Your goal:
Skip all pictures. Write out the data below from its first line through the line that contains "import seaborn as sns".

----

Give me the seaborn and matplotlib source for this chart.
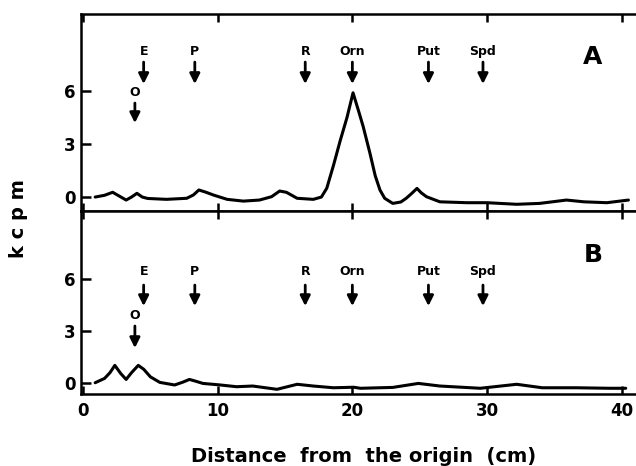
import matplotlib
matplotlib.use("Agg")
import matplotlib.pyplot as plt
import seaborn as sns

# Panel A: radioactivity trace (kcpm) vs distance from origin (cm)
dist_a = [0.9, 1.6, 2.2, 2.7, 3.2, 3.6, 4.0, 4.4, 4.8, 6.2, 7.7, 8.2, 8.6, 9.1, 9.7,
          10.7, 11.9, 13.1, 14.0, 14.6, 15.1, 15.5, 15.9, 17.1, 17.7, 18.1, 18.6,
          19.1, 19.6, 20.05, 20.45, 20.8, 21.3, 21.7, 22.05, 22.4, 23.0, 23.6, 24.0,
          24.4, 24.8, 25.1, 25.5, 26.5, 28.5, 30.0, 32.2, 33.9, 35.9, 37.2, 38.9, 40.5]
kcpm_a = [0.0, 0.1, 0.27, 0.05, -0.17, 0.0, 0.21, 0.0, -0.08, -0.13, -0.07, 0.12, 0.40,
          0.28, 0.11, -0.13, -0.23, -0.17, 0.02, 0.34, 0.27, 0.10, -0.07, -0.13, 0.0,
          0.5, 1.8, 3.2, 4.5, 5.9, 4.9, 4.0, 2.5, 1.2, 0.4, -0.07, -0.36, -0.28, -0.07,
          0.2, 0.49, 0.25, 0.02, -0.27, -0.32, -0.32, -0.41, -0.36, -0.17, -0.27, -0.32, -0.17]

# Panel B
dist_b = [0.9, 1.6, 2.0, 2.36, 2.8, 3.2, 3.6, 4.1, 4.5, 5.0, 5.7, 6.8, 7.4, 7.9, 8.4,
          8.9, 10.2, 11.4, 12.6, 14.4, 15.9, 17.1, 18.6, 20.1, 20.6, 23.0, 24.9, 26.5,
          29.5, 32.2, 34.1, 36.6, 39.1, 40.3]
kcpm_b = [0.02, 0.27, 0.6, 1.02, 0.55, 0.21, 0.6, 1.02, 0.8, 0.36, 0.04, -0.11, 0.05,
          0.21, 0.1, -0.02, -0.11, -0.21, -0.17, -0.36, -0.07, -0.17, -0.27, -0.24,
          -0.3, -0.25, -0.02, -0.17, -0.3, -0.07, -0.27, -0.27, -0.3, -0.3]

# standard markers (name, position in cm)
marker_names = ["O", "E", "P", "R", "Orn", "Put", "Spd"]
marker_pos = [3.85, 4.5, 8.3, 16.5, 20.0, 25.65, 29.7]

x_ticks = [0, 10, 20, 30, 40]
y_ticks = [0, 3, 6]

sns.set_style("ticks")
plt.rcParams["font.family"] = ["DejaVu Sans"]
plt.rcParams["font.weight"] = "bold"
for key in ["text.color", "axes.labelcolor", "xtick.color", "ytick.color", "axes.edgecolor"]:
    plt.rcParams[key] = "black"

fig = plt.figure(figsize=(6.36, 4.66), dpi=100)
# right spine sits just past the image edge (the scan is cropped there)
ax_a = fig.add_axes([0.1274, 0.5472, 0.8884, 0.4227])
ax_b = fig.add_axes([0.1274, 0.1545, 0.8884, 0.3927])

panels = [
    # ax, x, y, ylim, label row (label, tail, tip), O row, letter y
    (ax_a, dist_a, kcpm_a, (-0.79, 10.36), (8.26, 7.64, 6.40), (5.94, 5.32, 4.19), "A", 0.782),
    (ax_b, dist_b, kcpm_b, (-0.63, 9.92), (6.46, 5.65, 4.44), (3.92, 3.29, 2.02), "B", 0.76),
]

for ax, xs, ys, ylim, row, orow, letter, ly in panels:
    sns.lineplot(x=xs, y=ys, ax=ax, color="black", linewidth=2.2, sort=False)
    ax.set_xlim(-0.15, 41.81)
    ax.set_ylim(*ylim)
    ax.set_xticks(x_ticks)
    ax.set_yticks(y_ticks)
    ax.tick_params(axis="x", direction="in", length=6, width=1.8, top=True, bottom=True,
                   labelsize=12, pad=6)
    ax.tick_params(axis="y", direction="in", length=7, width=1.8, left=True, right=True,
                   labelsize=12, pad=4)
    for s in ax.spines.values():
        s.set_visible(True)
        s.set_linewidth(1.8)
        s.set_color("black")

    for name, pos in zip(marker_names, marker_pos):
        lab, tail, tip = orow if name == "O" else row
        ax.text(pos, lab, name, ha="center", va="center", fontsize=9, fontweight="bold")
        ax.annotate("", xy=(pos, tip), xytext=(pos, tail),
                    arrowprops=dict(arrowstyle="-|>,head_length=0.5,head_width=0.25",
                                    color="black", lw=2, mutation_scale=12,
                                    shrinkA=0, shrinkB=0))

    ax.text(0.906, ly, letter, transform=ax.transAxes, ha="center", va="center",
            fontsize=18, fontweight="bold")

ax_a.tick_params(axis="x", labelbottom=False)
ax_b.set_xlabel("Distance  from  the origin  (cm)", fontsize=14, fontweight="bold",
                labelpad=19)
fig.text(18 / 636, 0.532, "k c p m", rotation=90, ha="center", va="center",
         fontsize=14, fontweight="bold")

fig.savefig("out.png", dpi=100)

----

Response below:
Give me the seaborn and matplotlib source for this chart.
import matplotlib
matplotlib.use("Agg")
import matplotlib.pyplot as plt
import seaborn as sns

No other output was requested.